Car, ici, dans le psaume 138/139, une fois de plus, c’est le peuple d’Israël tout entier qui parle. Lui qui ne conçoit nul orgueil mais infinie reconnaissance de l’œuvre de Dieu à son égard. Jérémie le dit très bien : « Vous êtes dans ma main, gens d’Israël, comme l’argile dans la main du potier » (Jr 18, 6).

« Tu me scrutes, SEIGNEUR, et tu sais : tu sais quand je m'assois, quand je me lève ; de très loin, tu pénètres mes pensées ; tous mes chemins te sont familiers. » Le nom même de Dieu, SEIGNEUR (YHVH) révélé à Moïse promettait cette vigilance ; depuis toujours Dieu a conduit ce petit peuple ; il a commencé par le faire naître : « C’est toi qui as créé mes reins, tu m’as tissé dans le sein de ma mère… Mes os n'étaient pas cachés pour toi quand j'étais façonné dans le secret. » Plus tard, Osée commentait : « Quand Israël était jeune, je l’ai aimé et d’Égypte j’ai appelé mon fils... C’est moi qui avais appris à marcher à Éphraïm, les prenant par le bras... Je les menais avec des attaches humaines, avec des liens d’amour, j’étais pour eux comme ceux qui soulèvent un nourrisson contre leur joue et je lui tendais de quoi se nourrir. » (Os 11, 1... 4).
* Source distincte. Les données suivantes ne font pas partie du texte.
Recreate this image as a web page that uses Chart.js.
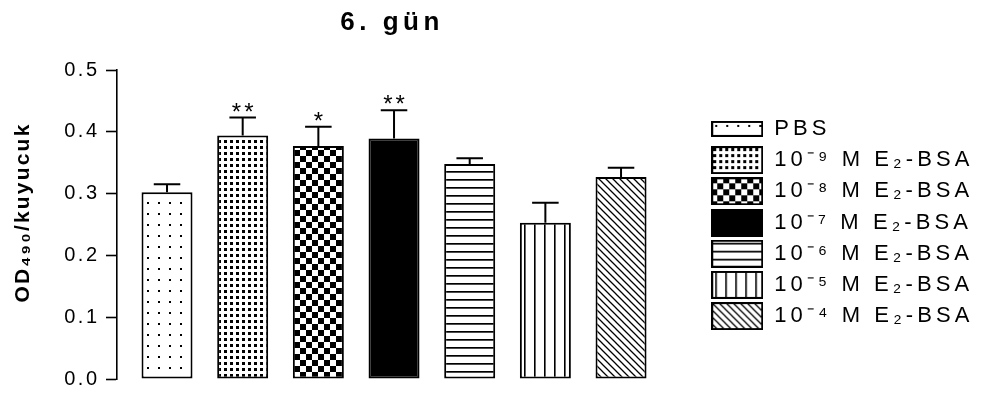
<!DOCTYPE html>
<html>
<head>
<meta charset="utf-8">
<script src="https://cdn.jsdelivr.net/npm/chart.js@4.4.1/dist/chart.umd.min.js"></script>
<style>
  html, body { margin: 0; padding: 0; background: #fff; }
  #wrap { width: 981px; height: 394px; }
</style>
</head>
<body>
<div id="wrap"><canvas id="c" width="981" height="394"></canvas></div>
<script>
// ---- data ----
const chartTitle = '6. gün';
const yAxisTitle = 'OD₄₉₀/kuyucuk';
const categories = ['PBS', '10⁻⁹ M E₂-BSA', '10⁻⁸ M E₂-BSA', '10⁻⁷ M E₂-BSA', '10⁻⁶ M E₂-BSA', '10⁻⁵ M E₂-BSA', '10⁻⁴ M E₂-BSA'];
const means = [0.302, 0.394, 0.377, 0.389, 0.348, 0.253, 0.327];
const sems = [0.013, 0.029, 0.031, 0.046, 0.009, 0.032, 0.015];
const stars = ['', '**', '*', '**', '', '', ''];
const yTickValues = [0.0, 0.1, 0.2, 0.3, 0.4, 0.5];

// ---- patterns ----
function tileCanvas(w, h, draw) {
  const c = document.createElement('canvas');
  c.width = w; c.height = h;
  const g = c.getContext('2d');
  g.fillStyle = '#fff'; g.fillRect(0, 0, w, h);
  g.fillStyle = '#000'; g.strokeStyle = '#000';
  draw(g, w, h);
  return c;
}
const tiles = [
  tileCanvas(11, 11, g => { g.fillRect(4, 4, 2, 2); }),
  tileCanvas(6, 6, g => { g.fillRect(2, 2, 3, 3); }),
  tileCanvas(12, 12, g => { g.fillRect(0, 0, 6, 6); g.fillRect(6, 6, 6, 6); }),
  null,
  tileCanvas(8, 8, g => { g.fillRect(0, 3, 8, 1.7); }),
  tileCanvas(10, 10, g => { g.fillRect(4, 0, 1.6, 10); }),
  tileCanvas(7, 7, g => { g.lineWidth = 1.3; g.beginPath(); g.moveTo(-1, -1); g.lineTo(8, 8); g.moveTo(-8, -1); g.lineTo(1, 8); g.moveTo(6, -1); g.lineTo(15, 8); g.stroke(); })
];
const ctx0 = document.getElementById('c').getContext('2d');
const patterns = tiles.map(t => t ? ctx0.createPattern(t, 'repeat') : '#000000');

// legend swatches (PBS swatch is a flatter box, as in the original legend)
function swatch(i, w, h) {
  const c = document.createElement('canvas');
  c.width = w; c.height = h;
  const g = c.getContext('2d');
  g.fillStyle = tiles[i] ? g.createPattern(tiles[i], 'repeat') : '#000';
  g.fillRect(0, 0, w, h);
  g.strokeStyle = '#000'; g.lineWidth = 2;
  g.strokeRect(1, 1, w - 2, h - 2);
  return c;
}
const swatches = categories.map((c, i) => swatch(i, 52, i === 0 ? 16 : 28));

const FONT = "'Liberation Sans', Arial, sans-serif";
Chart.defaults.font.family = FONT;
Chart.defaults.color = '#000';

function wrap(obj, name, ls, dx, dy) {
  if (!obj || obj['__w_' + name]) return;
  const orig = obj[name];
  obj[name] = function (...a) {
    const c = this.ctx;
    c.save();
    c.letterSpacing = ls;
    c.translate(dx, dy);
    const r = orig.apply(this, a);
    c.restore();
    return r;
  };
  obj['__w_' + name] = true;
}

const stylePlugin = {
  id: 'stylePlugin',
  beforeLayout(chart) {
    const lg = chart.legend;
    if (lg && !lg.__wfit) {
      const f = lg.fit;
      lg.fit = function () { f.call(this); this.width = 274; };
      lg.__wfit = true;
    }
  },
  beforeDraw(chart) {
    wrap(chart.titleBlock, 'draw', '4.5px', -20, 0);
    wrap(chart.legend, 'draw', '4.1px', -5, -2);
    wrap(chart.scales.y, 'drawLabels', '2.5px', 0, 0);
    wrap(chart.scales.y, 'drawTitle', '2.2px', 0, -12);
  }
};

const errorBarPlugin = {
  id: 'errorBars',
  afterDatasetsDraw(chart) {
    const meta = chart.getDatasetMeta(0);
    const ys = chart.scales.y;
    const ctx = chart.ctx;
    ctx.save();
    ctx.strokeStyle = '#000';
    ctx.fillStyle = '#000';
    ctx.lineWidth = 2;
    meta.data.forEach((bar, i) => {
      const top = ys.getPixelForValue(means[i] + sems[i]);
      const half = bar.width * 0.26;
      ctx.beginPath();
      ctx.moveTo(bar.x, bar.y);
      ctx.lineTo(bar.x, top);
      ctx.moveTo(bar.x - half, top);
      ctx.lineTo(bar.x + half, top);
      ctx.stroke();
      if (stars[i]) {
        ctx.font = '24px ' + FONT;
        ctx.letterSpacing = '3px';
        ctx.textAlign = 'center';
        ctx.textBaseline = 'alphabetic';
        ctx.fillText(stars[i], bar.x + 1.5, top + 2);
      }
    });
    ctx.restore();
  }
};

new Chart(document.getElementById('c'), {
  type: 'bar',
  data: {
    datasets: [{
      data: means.map((v, i) => ({ x: i, y: v })),
      backgroundColor: patterns,
      borderColor: '#000',
      borderWidth: 2,
      borderSkipped: false,
      categoryPercentage: 1,
      barPercentage: 0.674
    }]
  },
  options: {
    responsive: false,
    devicePixelRatio: 1,
    animation: false,
    events: [],
    layout: { padding: { left: 0, right: 0, top: 0, bottom: 15 } },
    scales: {
      x: {
        type: 'linear',
        display: false,
        offset: false,
        min: -0.661,
        max: 7.136
      },
      y: {
        min: 0,
        max: 0.5,
        afterFit(s) { s.width = 117; s.paddingTop = 0; s.paddingBottom = 0; },
        afterBuildTicks(s) { s.ticks = yTickValues.map(v => ({ value: v })); },
        ticks: {
          padding: 6.5,
          font: { size: 20 },
          color: '#000',
          callback: v => Number(v).toFixed(1)
        },
        grid: { drawOnChartArea: false, drawTicks: true, tickLength: 11, tickColor: '#000', tickWidth: 1.6 },
        border: { display: true, color: '#000', width: 1.6 },
        title: {
          display: true,
          text: yAxisTitle,
          font: { size: 21, weight: 'bold', lineHeight: 1.2 },
          color: '#000',
          padding: { top: 10.4, bottom: 0 }
        }
      }
    },
    plugins: {
      title: {
        display: true,
        text: chartTitle,
        fullSize: false,
        color: '#000',
        font: { size: 26, weight: 'bold', lineHeight: 1.2 },
        padding: { top: 7.4, bottom: 31.4 }
      },
      legend: {
        display: true,
        position: 'right',
        align: 'center',
        fullSize: false,
        onClick: () => {},
        labels: {
          usePointStyle: true,
          pointStyleWidth: 52,
          boxHeight: 22,
          padding: 9.2,
          color: '#000',
          font: { size: 22 },
          generateLabels: () => categories.map((c, i) => ({
            text: c,
            fillStyle: patterns[i],
            strokeStyle: '#000',
            lineWidth: 1.5,
            pointStyle: swatches[i],
            hidden: false,
            index: i,
            datasetIndex: 0
          }))
        }
      },
      tooltip: { enabled: false }
    }
  },
  plugins: [stylePlugin, errorBarPlugin]
});
</script>
</body>
</html>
Ce lien très privilégié entre Dieu et le peuple d’Israël a pris au cours du temps le nom d’élection, au sens de choix délibéré : « Tu es un peuple consacré au SEIGNEUR ton Dieu : c’est toi qu’il a choisi pour être son peuple, son domaine particulier parmi tous les peuples de la terre.  C’est uniquement à tes pères que le SEIGNEUR ton Dieu s’est attaché par amour. Après eux, entre tous les peuples, c’est leur descendance qu’il a choisie, ce qu’il fait encore aujourd’hui avec vous » (Dt 7,6 ; 10,15).

À l’origine, dans la pensée d’Israël, cela n’excluait pas que d’autres peuples aient leurs propres dieux protecteurs. Israël n’était pas encore monothéiste : il était « monolâtre » (on dit également « hénothéiste ») c’est-à-dire qu’il ne rendait de culte qu’à un seul Dieu, le Dieu du Sinaï, celui qui l’avait libéré d’Égypte. Il ne devint réellement « monothéiste » que pendant l’Exil à Babylone (au sixième siècle avant notre ère). Ce fut alors un nouveau saut dans la foi, la découverte de l’universalisme : si Dieu était le Dieu unique, alors, il était également celui de tous les peuples.

 

UNE ÉLECTION QUI EST UNE MISSION

L’élection d’Israël n’était pas dénoncée pour autant et l’on trouve sous la plume du prophète Isaïe des phrases magnifiques en ce sens : « Toi, Israël, mon serviteur, Jacob que j’ai choisi, descendance d’Abraham mon ami : aux extrémités de la terre je t’ai saisi, du bout du monde je t’ai appelé ; je t’ai dit : Tu es mon serviteur, je t’ai choisi, je ne t’ai pas rejeté. Ne crains pas : je suis avec toi ; ne sois pas troublé : je suis ton Dieu. Je t’affermis ; oui, je t’aide, je te soutiens de ma main victorieuse. » (Is 41,8-10). C’est le même Isaïe qui sut faire comprendre à ses contemporains que leur élection prenait désormais un autre visage, celui d’une vocation au service des autres peuples : être auprès d’eux le témoin de Dieu. C’est le sens, entre autres des quatre textes que l’on appelle « Les Chants du Serviteur  » : « Je fais de toi la lumière des nations, pour que mon salut parvienne jusqu’aux extrémités de la terre. » (Is 49,6).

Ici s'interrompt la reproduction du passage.